İngiliz medyasında ‘kana susamış sincap’ olarak anılan küçük kemirgenin Galler’in Flintshire ilçesine bağlı Buckley kasabasındaki hikayesi, hayvansever Corrine Reynolds’un kendisini beslemesiyle başladı. Ancak minik sincabın ‘Gremlinler’ filmindeki keskin dişli yaratık Stripe’ın ismini alması uzun sürmedi.
Reynolds ve komşularına saldıran sincap Stripe, 48 saat içerisinde 18 kişiyi ısırarak yaraladı.
65 yaşındaki Reynolds, Stripe’ı yaz aylarında beslemeye başladığını, o zamandan beri bahçesinde düzenli olarak minik sincapı gördüğünü, ancak son gelişinde sincapın kendisini besleyen eli ısırdığını söyledi.
Sincap saldırısına dair komşularıyla konuşan Reynolds, “Yalnızca 48 saat içerisinde 18 kişiyi yaraladı. Çöp atmaya çıkan insanlara saldırmaya ve ciddi yaralanmalara sebep olmaya başladı” dedi.
Komşulardan 34 yaşındaki Scott Felton, arka kapısında sigara içerken sincapı fark ettiğini söyleyerek, “Bir anda karşımda beliriverdi. Omzuma atladı ve ondan kurtulmaya çalışırken elimi ısırdı. Her şey çok hızlı oldu” ifadelerini kullandı. Olayın ardından hastaneye başvurmak zorunda kalan Felton, tetenoz aşısı yaptırdı.
Bir diğer kurban 42 yaşındaki Sheree Robinson. Sincap tarafından parmağının ısırıldığını söyleyen Robinson, “Şimdiye dek 5 yada 6 komşuma saldırdı. Çöp atmaya çıktığımda beni yakaladı. Parmağımın üstünde ve altında diş izleri var. Bir anda ısırdı ve ondan kurtulmak için elimi sallamak zorunda kaldım” dedi.
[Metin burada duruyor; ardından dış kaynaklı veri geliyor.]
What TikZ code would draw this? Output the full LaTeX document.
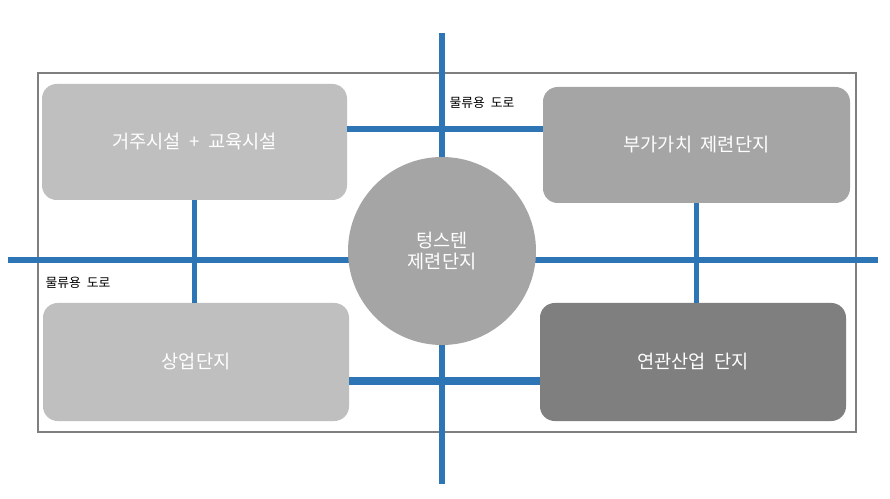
\documentclass[tikz,border=0pt]{standalone}
\usepackage{fontspec}
\setmainfont[WordSpace=2]{Noto Sans CJK KR}
\usetikzlibrary{calc}
\definecolor{roadblue}{HTML}{2E75B6}
\definecolor{lightbox}{HTML}{BFBFBF}
\definecolor{midbox}{HTML}{A5A5A5}
\definecolor{darkbox}{HTML}{7F7F7F}
\definecolor{framegray}{HTML}{7F7F7F}
\tikzset{
  zone/.style={rounded corners=11pt, inner sep=0pt, text=white, font=\fontsize{14pt}{16pt}\selectfont, align=center},
  road/.style={draw=roadblue, line width=4.5pt},
  thinroad/.style={draw=roadblue, line width=4.3pt},
  roadlabel/.style={font=\fontsize{9.6pt}{11pt}\selectfont, text=black, inner sep=0pt}
}
\begin{document}
\begin{tikzpicture}[x=0.75pt,y=-0.75pt]
\fill[white] (0,0) rectangle (890,499);
\useasboundingbox (0,0) rectangle (890,499);
% outer frame
\draw[framegray, line width=1.5pt] (37.5,73.5) rectangle (855.5,432);
% main roads
\coordinate (vt) at (442,33);
\coordinate (vb) at (442,484);
\coordinate (hl) at (8,260);
\coordinate (hr) at (878,260);
\draw[thinroad] (vt) -- (vb);
\draw[thinroad] (hl) -- (hr);
% zones
\node[zone, fill=lightbox, minimum width=228.75pt, minimum height=87pt] (tl) at (194.5,142) {거주시설 + 교육시설};
\node[zone, fill=midbox, minimum width=230.25pt, minimum height=87pt] (tr) at (696.5,145) {부가가치 제련단지};
\node[zone, fill=lightbox, minimum width=229.5pt, minimum height=88.5pt] (bl) at (196,362) {상업단지};
\node[zone, fill=darkbox, minimum width=229.5pt, minimum height=88.5pt] (br) at (693,362) {연관산업 단지};
\node[zone, circle, fill=midbox, minimum size=141pt, font=\fontsize{14pt}{15.8pt}\selectfont] (c) at (442,251) {텅스텐\\제련단지};
% connector roads
\coordinate (r1) at (0,129);
\coordinate (r2) at (0,381);
\draw[thinroad] (tl.east |- r1) -- (tr.west |- r1);
\draw[road, line width=6pt] (bl.east |- r2) -- (br.west |- r2);
\draw[thinroad] (tl.south) -- (tl.south |- bl.north);
\draw[thinroad] (tr.south) -- (tr.south |- br.north);
% labels
\node[roadlabel] (l1) at (482,103) {물류용 도로};
\node[roadlabel] (l2) at (78,283) {물류용 도로};
\end{tikzpicture}
\end{document}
Kasaba sakinlerinden biri ise evindeki iki Bengal kedisinin, Stripe’ın saldırısına uğradığını ileri sürerek, normalde hiçbir şeyden korkmayan kedilerinin sincap sesini duydukları zaman dışarı çıkmak istemediklerini belirtti.
Uyutulmak zorunda kaldı
Saldırıların ardından Reynolds, bir tuzak kurarak sincap Stripe’ı yakaladı. Kraliyet Hayvanlara Karşı Zulmü Önleme Derneği’ne (RSPCA) başvurulmasının ardından sincap kontrol altına alınabildi.
İnsanlara yönelik zarara neden olan vahşi hayvanların doğaya salınmasını yasaklayan 2019 tarihli bir yasal düzenleme nedeniyle sincapın uyutulduğu açıklandı.
Gri sincaplar İngiltere’ye ilk kez 1976’da Kuzey Amerika’dan getirilmişti.